Não muito longe dali fica a sede (provisória) da associação Amigos por Perto, que resultou de um grupo de voluntários constituído na madrugada de 17 de junho de 2017, quando saíram para a rua as primeiras notícias do fogo de Pedrógão Grande. Por ironia, a 15 de outubro o grupo encontrava-se por lá, a montar uma cozinha numa das habitações afetadas, quando muitos deles tiveram que regressar à Vieira para salvar os próprios bens. Foi o caso de Vera Braga, que lidera esse exército de boa-vontade. Em fevereiro, quando o DN foi conhecer o armazém onde os voluntários montaram o seu quartel-general, o grupo ponderava uma de duas opções: extinguir-se ou avançar para a constituição de uma associação. Venceu a segunda opção, na época impulsionada pela Câmara Municipal da Marinha Grande, que prometia apoiar de várias formas, nomeadamente do ponto de vista financeiro, para suportar a renda mensal de 700 euros à empresa proprietária do pavilhão. Mas os apoios ainda nunca chegaram.

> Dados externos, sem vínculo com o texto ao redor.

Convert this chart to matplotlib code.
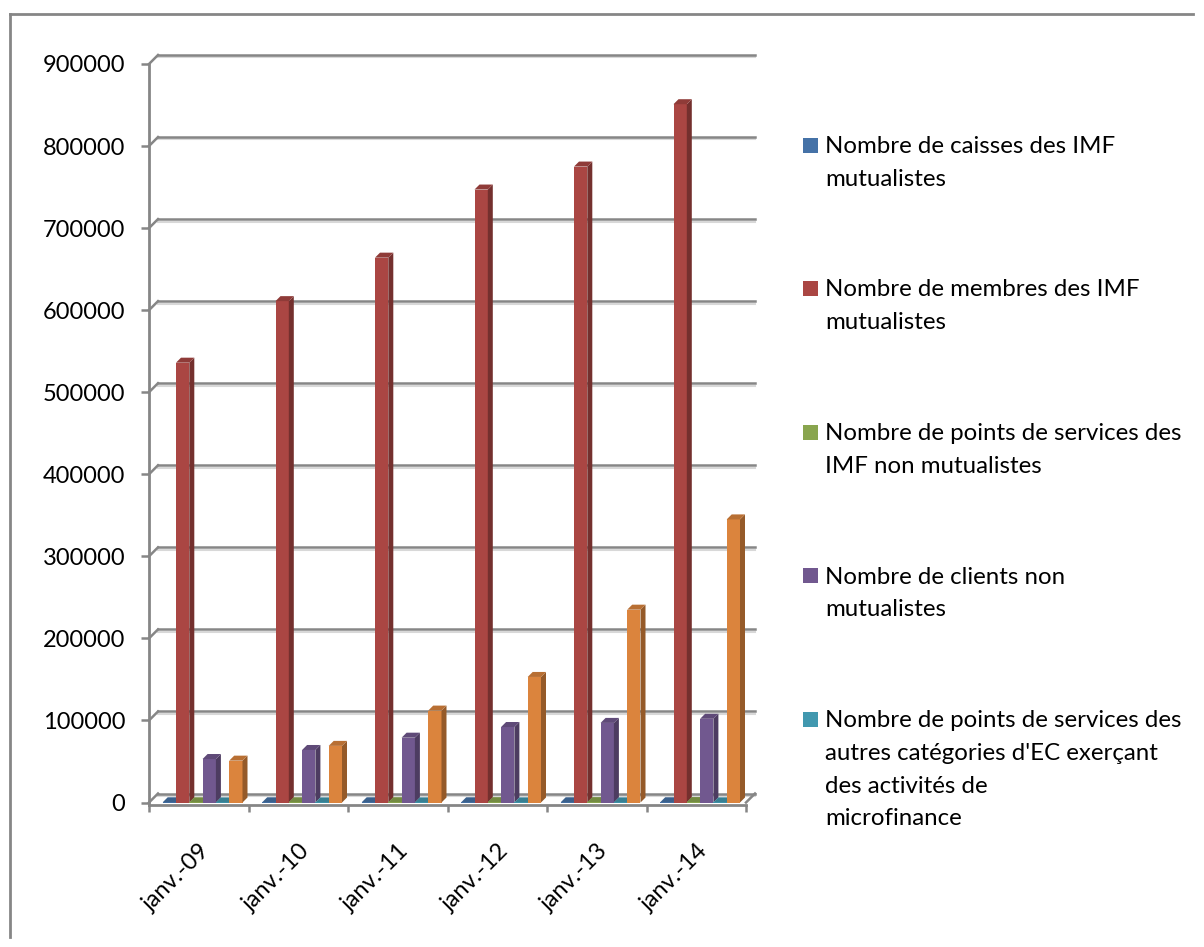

Esta semana, entre várias questões que o DN enviou à presidente, Cidália Ferreira, a autarquia enalteceu "o papel extraordinário do Grupo de Voluntários, hoje Associação Amigos por Perto, a quem demos também todo o nosso apoio, sobretudo logístico, na recolha e distribuição de bens pelas famílias atingidas". As versões não coincidem. Vera Braga destaca o apoio "na cedência de transportes, sobretudo para o entulho", mas diz que esperava mais, por parte da Câmara. "Ao princípio puseram-nos umas casas de banho móveis, junto ao pavilhão, mas em abril vieram buscá-las", lamenta. Apesar da falta de apoio, a associação continua a apoiar "44 famílias, embora dessas apenas 38 nos tivessem feito participação. O que aconteceu foi que o fogo destapou muita situação de pobreza escondida, e não podemos deixar essas pessoas desamparadas". A responsável da associação contou ao DN que "foram os voluntários quem fez todo o levantamento das necessidades sociais, posteriormente entregue à Câmara". De resto, acrescenta que é a própria autarquia "quem nos envia casos para ajudarmos, tal como acontece atualmente com a CPCJ e até com a Santa Casa da Misericórdia". Entretanto, a Amigos por Perto identificou uma das casas devolutas, propriedade do ICNF [Instituto de Conservação da Natureza e das Florestas], que gostaria de adaptar para sede. Apesar de ainda não ter resposta, é dessa esperança que se faz o quotidiano destes voluntários, cuja experiência já correu o país. No verão passado, Vera recebeu uma chamada da vice-presidente da Câmara de Monchique, a pedir auxílio. E lá foi, com outra voluntária, ajudar num processo que conhece bem, desde o fogo de Pedrógão Grande. "Nós estamos prontos para ajudar onde for preciso. Só precisamos de algum apoio. E até o Presidente da República já sabe disso".

A presidente da Câmara garante ter feito tudo o que estava ao alcance da autarquia. "Em primeiro lugar foi feito um levantamento exaustivo de todas as situações identificadas pelos nossos serviços técnicos, quer da área do urbanismo, quer da área de intervenção social. Acompanhámos todos os casos e demos toda a assistência técnica e social necessária", disse.